**YOUR TASK**
Retype every line from the start of the data down to and including the line with "(repack) at (316,64)". Skip the pictures.

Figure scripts
----
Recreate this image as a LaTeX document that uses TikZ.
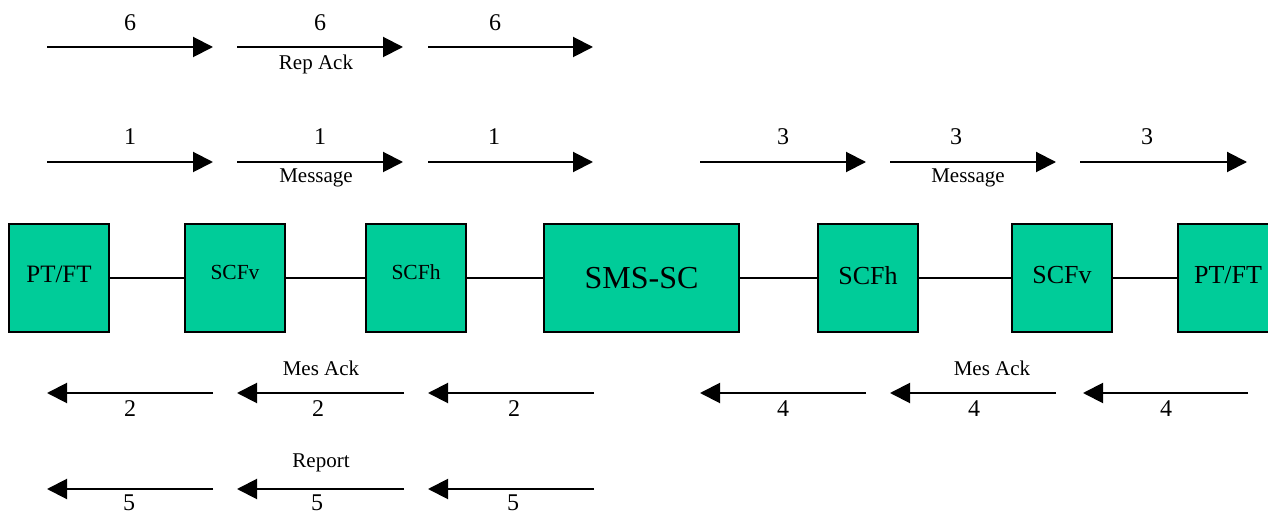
\documentclass[tikz,border=0pt]{standalone}
\usepackage{fontspec}
\setmainfont{Liberation Serif}
\usetikzlibrary{arrows.meta}
\definecolor{boxgreen}{HTML}{00CC99}
\tikzset{
  unit/.style={draw, line width=0.8pt, fill=boxgreen, minimum width=50pt,
    minimum height=54pt, inner sep=0pt},
  flow/.style={line width=1pt, -{Triangle[length=10pt,width=10pt]}},
  num/.style={font=\fontsize{12}{14}\selectfont},
  tag/.style={font=\fontsize{10.5}{12}\selectfont},
}

\begin{document}
\begin{tikzpicture}[x=0.5pt, y=-0.5pt]
\useasboundingbox (0,0) rectangle (1268,513);
% chain of units
\node[unit, font=\fontsize{12.5}{14}\selectfont, text depth=4pt] (pta) at (59,278) {PT/FT};
\node[unit, font=\fontsize{10.75}{12}\selectfont, text depth=6pt] (scfva) at (235,278) {SCFv};
\node[unit, font=\fontsize{10.75}{12}\selectfont, text depth=6pt] (scfha) at (416,278) {SCFh};
\node[unit, font=\fontsize{16}{18}\selectfont, minimum width=97.5pt] (smssc) at (641.5,278) {SMS-SC};
\node[unit, font=\fontsize{13}{15}\selectfont, text depth=3pt] (scfhb) at (868,278) {SCFh};
\node[unit, font=\fontsize{13}{15}\selectfont, text depth=3pt] (scfvb) at (1062,278) {SCFv};
\node[unit, font=\fontsize{13}{15}\selectfont, text depth=3pt] (ptb) at (1228,278) {PT/FT};
\draw[line width=1pt] (pta) -- (scfva) -- (scfha) -- (smssc) -- (scfhb) -- (scfvb) -- (ptb);

% 6: report ack
\foreach \a/\b/\x [count=\i] in {47/213/130, 237/403/320, 428/593/495} {
  \draw[flow] (\a,47) -- (\b,47);
  \node[num] (six\i) at (\x,23) {6};
}
\node[tag] (repack) at (316,64) {Rep Ack};

% 1: message to SMS-SC
\foreach \a/\b/\x [count=\i] in {47/213/130, 237/403/320, 428/593/494} {
  \draw[flow] (\a,162) -- (\b,162);
  \node[num] (one\i) at (\x,137) {1};
}
\node[tag] (msga) at (316,178) {Message};

% 3: message from SMS-SC
\foreach \a/\b/\x [count=\i] in {700/866/783, 890/1056/956, 1080/1247/1147} {
  \draw[flow] (\a,162) -- (\b,162);
  \node[num] (three\i) at (\x,137) {3};
}
\node[tag] (msgb) at (968,178) {Message};

% 2: message ack
\foreach \a/\b/\x [count=\i] in {47/213/130, 237/404/318, 428/594/514} {
  \draw[flow] (\b,393) -- (\a,393);
  \node[num] (two\i) at (\x,409) {2};
}
\node[tag] (mesacka) at (321,368) {Mes Ack};

% 4: message ack
\foreach \a/\b/\x [count=\i] in {700/866/783, 890/1056/974, 1083/1248/1166} {
  \draw[flow] (\b,393) -- (\a,393);
  \node[num] (four\i) at (\x,409) {4};
}
\node[tag] (mesackb) at (992,368) {Mes Ack};

% 5: report
\foreach \a/\b/\x [count=\i] in {47/213/129, 237/404/317, 428/594/513} {
  \draw[flow] (\b,489) -- (\a,489);
  \node[num] (five\i) at (\x,503) {5};
}
\node[tag] (report) at (321,463) {Report};
\end{tikzpicture}
\end{document}
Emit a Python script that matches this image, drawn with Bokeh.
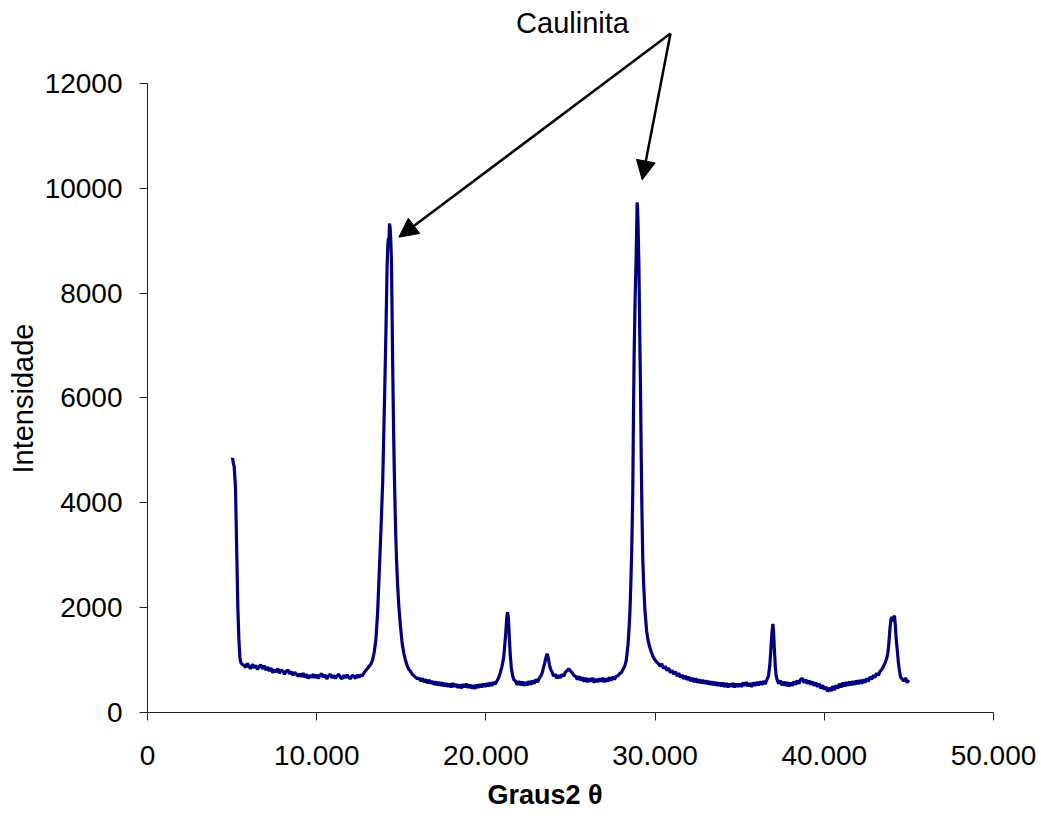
----
**FINAL ANSWER**
Recreate this image as a LaTeX document that uses TikZ.
\documentclass[tikz,border=0pt]{standalone}
\usepackage{fontspec}
\setmainfont{Liberation Serif}
\usetikzlibrary{arrows.meta}
\definecolor{boxgreen}{HTML}{00CC99}
\tikzset{
  unit/.style={draw, line width=0.8pt, fill=boxgreen, minimum width=50pt,
    minimum height=54pt, inner sep=0pt},
  flow/.style={line width=1pt, -{Triangle[length=10pt,width=10pt]}},
  num/.style={font=\fontsize{12}{14}\selectfont},
  tag/.style={font=\fontsize{10.5}{12}\selectfont},
}

\begin{document}
\begin{tikzpicture}[x=0.5pt, y=-0.5pt]
\useasboundingbox (0,0) rectangle (1268,513);
% chain of units
\node[unit, font=\fontsize{12.5}{14}\selectfont, text depth=4pt] (pta) at (59,278) {PT/FT};
\node[unit, font=\fontsize{10.75}{12}\selectfont, text depth=6pt] (scfva) at (235,278) {SCFv};
\node[unit, font=\fontsize{10.75}{12}\selectfont, text depth=6pt] (scfha) at (416,278) {SCFh};
\node[unit, font=\fontsize{16}{18}\selectfont, minimum width=97.5pt] (smssc) at (641.5,278) {SMS-SC};
\node[unit, font=\fontsize{13}{15}\selectfont, text depth=3pt] (scfhb) at (868,278) {SCFh};
\node[unit, font=\fontsize{13}{15}\selectfont, text depth=3pt] (scfvb) at (1062,278) {SCFv};
\node[unit, font=\fontsize{13}{15}\selectfont, text depth=3pt] (ptb) at (1228,278) {PT/FT};
\draw[line width=1pt] (pta) -- (scfva) -- (scfha) -- (smssc) -- (scfhb) -- (scfvb) -- (ptb);

% 6: report ack
\foreach \a/\b/\x [count=\i] in {47/213/130, 237/403/320, 428/593/495} {
  \draw[flow] (\a,47) -- (\b,47);
  \node[num] (six\i) at (\x,23) {6};
}
\node[tag] (repack) at (316,64) {Rep Ack};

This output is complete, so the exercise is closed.